* Written request *
Starting at the first line of the data below, write out each line exactly until you reach the line containing "const LABEL_COLOR = '#1c1c44';", and include that line too.

* Source data *
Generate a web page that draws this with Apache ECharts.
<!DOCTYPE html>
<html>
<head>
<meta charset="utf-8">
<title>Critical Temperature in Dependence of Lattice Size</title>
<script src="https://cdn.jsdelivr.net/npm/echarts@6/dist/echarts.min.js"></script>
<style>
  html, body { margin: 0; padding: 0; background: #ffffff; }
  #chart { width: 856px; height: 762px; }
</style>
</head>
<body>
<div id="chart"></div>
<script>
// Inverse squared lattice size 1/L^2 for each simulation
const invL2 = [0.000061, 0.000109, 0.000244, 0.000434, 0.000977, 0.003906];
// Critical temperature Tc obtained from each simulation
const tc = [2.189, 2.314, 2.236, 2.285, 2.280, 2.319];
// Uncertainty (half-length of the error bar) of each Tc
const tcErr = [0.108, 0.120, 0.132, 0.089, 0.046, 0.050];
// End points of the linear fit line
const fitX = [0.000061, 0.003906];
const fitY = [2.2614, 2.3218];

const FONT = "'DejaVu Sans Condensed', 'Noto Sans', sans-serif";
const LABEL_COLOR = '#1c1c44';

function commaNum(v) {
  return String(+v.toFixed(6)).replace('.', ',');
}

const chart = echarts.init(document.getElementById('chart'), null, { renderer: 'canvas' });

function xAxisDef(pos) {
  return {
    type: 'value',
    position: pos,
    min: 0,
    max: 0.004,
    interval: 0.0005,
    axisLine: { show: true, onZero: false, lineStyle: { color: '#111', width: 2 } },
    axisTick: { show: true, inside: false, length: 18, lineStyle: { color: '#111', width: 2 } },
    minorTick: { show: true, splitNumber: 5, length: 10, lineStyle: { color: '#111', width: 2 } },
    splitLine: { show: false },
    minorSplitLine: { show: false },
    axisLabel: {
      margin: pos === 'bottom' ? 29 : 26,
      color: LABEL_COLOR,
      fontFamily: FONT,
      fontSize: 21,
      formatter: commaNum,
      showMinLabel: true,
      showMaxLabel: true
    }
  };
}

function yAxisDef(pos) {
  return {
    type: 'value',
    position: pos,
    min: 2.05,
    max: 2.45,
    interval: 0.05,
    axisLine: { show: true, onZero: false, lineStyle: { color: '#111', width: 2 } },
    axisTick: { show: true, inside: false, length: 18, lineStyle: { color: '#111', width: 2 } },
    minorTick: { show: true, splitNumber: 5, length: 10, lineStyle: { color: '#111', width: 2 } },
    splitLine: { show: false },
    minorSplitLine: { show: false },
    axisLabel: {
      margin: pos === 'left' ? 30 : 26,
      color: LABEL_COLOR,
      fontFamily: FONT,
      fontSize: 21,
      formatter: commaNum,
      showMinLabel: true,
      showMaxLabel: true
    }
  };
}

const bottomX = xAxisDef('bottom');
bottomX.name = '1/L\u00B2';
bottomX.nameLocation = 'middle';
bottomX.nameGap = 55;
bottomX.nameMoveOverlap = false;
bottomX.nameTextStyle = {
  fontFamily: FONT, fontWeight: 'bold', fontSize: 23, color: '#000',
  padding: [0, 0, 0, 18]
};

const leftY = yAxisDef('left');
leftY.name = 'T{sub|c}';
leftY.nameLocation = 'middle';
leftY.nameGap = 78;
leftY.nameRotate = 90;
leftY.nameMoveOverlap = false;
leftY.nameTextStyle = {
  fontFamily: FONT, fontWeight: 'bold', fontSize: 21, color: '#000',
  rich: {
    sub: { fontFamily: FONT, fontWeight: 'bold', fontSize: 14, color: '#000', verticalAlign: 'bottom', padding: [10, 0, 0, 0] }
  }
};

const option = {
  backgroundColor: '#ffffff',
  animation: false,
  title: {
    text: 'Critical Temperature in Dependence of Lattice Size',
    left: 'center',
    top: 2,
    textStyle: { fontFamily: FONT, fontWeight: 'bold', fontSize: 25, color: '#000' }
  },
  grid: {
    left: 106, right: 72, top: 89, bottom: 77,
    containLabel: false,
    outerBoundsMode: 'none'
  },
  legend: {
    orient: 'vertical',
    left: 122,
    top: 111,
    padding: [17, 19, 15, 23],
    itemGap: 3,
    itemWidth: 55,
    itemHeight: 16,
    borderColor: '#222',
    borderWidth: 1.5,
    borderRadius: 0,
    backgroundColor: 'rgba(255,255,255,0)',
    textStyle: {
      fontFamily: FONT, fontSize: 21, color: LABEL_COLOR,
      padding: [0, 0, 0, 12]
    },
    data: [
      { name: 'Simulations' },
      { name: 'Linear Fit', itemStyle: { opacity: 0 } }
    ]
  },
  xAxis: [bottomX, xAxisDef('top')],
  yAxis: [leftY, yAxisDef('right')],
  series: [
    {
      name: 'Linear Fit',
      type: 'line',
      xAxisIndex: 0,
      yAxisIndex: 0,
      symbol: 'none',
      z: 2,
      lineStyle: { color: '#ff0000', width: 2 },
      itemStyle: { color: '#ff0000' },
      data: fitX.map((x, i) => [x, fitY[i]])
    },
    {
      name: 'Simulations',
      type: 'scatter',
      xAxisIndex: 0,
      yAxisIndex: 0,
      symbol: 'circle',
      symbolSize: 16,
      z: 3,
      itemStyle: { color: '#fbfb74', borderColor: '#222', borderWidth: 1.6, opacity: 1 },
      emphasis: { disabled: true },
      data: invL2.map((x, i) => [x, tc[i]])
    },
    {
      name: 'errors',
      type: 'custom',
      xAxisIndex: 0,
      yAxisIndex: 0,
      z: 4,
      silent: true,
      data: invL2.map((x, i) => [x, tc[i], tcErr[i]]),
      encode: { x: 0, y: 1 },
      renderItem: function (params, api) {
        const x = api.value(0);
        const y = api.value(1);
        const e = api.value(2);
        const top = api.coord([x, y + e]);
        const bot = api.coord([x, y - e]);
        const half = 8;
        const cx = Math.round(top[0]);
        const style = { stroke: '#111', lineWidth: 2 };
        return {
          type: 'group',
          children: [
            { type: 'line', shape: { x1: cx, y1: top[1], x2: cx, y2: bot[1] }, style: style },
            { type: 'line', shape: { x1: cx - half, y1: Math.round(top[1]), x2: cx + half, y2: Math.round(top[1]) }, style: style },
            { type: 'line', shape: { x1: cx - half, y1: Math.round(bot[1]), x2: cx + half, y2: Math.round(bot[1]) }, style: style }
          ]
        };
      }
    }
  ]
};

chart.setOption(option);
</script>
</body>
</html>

* Answer to the exercise *
Generate a web page that draws this with Apache ECharts.
<!DOCTYPE html>
<html>
<head>
<meta charset="utf-8">
<title>Critical Temperature in Dependence of Lattice Size</title>
<script src="https://cdn.jsdelivr.net/npm/echarts@6/dist/echarts.min.js"></script>
<style>
  html, body { margin: 0; padding: 0; background: #ffffff; }
  #chart { width: 856px; height: 762px; }
</style>
</head>
<body>
<div id="chart"></div>
<script>
// Inverse squared lattice size 1/L^2 for each simulation
const invL2 = [0.000061, 0.000109, 0.000244, 0.000434, 0.000977, 0.003906];
// Critical temperature Tc obtained from each simulation
const tc = [2.189, 2.314, 2.236, 2.285, 2.280, 2.319];
// Uncertainty (half-length of the error bar) of each Tc
const tcErr = [0.108, 0.120, 0.132, 0.089, 0.046, 0.050];
// End points of the linear fit line
const fitX = [0.000061, 0.003906];
const fitY = [2.2614, 2.3218];

const FONT = "'DejaVu Sans Condensed', 'Noto Sans', sans-serif";
const LABEL_COLOR = '#1c1c44';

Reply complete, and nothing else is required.